INFORMATION PROVIDED –
⁂

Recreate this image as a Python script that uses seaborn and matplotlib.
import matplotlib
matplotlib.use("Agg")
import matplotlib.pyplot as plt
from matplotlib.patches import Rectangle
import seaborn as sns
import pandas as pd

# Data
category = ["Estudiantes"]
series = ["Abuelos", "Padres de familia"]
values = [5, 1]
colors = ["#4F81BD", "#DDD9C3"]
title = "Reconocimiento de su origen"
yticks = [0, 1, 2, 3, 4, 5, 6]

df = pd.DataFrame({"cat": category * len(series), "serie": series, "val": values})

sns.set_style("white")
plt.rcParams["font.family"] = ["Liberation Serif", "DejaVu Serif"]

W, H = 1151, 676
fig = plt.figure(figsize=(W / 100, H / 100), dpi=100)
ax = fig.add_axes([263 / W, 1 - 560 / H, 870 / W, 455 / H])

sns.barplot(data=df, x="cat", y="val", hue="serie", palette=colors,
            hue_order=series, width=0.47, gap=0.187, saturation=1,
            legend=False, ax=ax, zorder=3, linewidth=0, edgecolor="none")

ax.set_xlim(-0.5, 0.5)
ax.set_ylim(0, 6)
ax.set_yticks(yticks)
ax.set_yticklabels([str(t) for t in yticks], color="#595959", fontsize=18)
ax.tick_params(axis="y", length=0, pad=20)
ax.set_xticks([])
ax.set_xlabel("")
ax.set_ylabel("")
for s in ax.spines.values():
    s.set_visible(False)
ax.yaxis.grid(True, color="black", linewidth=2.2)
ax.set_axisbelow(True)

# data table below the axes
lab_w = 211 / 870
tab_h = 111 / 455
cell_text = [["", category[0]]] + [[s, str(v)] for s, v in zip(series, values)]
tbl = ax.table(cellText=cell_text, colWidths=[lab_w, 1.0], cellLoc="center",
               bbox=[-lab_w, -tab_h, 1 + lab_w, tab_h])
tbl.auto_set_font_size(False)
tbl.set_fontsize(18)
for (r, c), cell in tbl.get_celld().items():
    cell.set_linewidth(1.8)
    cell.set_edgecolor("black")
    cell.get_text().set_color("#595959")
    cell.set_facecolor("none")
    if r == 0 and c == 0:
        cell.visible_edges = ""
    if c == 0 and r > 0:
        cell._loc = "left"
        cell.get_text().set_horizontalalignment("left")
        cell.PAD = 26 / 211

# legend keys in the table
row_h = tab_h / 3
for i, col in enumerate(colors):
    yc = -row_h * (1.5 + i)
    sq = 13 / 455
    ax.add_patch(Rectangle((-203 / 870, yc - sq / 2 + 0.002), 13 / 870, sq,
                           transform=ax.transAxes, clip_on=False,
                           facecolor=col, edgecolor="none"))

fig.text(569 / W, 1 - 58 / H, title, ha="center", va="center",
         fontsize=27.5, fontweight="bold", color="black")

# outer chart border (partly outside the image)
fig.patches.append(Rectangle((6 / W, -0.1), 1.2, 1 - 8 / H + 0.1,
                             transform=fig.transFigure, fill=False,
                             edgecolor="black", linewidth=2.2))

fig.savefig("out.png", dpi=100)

⁂

PROBLEM REQUIREMENTS –
Set down each line of the material verbatim, from the first line through the line that contains "ax.set_axisbelow(True)".

FINISHED ANSWER –
Recreate this image as a Python script that uses seaborn and matplotlib.
import matplotlib
matplotlib.use("Agg")
import matplotlib.pyplot as plt
from matplotlib.patches import Rectangle
import seaborn as sns
import pandas as pd

# Data
category = ["Estudiantes"]
series = ["Abuelos", "Padres de familia"]
values = [5, 1]
colors = ["#4F81BD", "#DDD9C3"]
title = "Reconocimiento de su origen"
yticks = [0, 1, 2, 3, 4, 5, 6]

df = pd.DataFrame({"cat": category * len(series), "serie": series, "val": values})

sns.set_style("white")
plt.rcParams["font.family"] = ["Liberation Serif", "DejaVu Serif"]

W, H = 1151, 676
fig = plt.figure(figsize=(W / 100, H / 100), dpi=100)
ax = fig.add_axes([263 / W, 1 - 560 / H, 870 / W, 455 / H])

sns.barplot(data=df, x="cat", y="val", hue="serie", palette=colors,
            hue_order=series, width=0.47, gap=0.187, saturation=1,
            legend=False, ax=ax, zorder=3, linewidth=0, edgecolor="none")

ax.set_xlim(-0.5, 0.5)
ax.set_ylim(0, 6)
ax.set_yticks(yticks)
ax.set_yticklabels([str(t) for t in yticks], color="#595959", fontsize=18)
ax.tick_params(axis="y", length=0, pad=20)
ax.set_xticks([])
ax.set_xlabel("")
ax.set_ylabel("")
for s in ax.spines.values():
    s.set_visible(False)
ax.yaxis.grid(True, color="black", linewidth=2.2)
ax.set_axisbelow(True)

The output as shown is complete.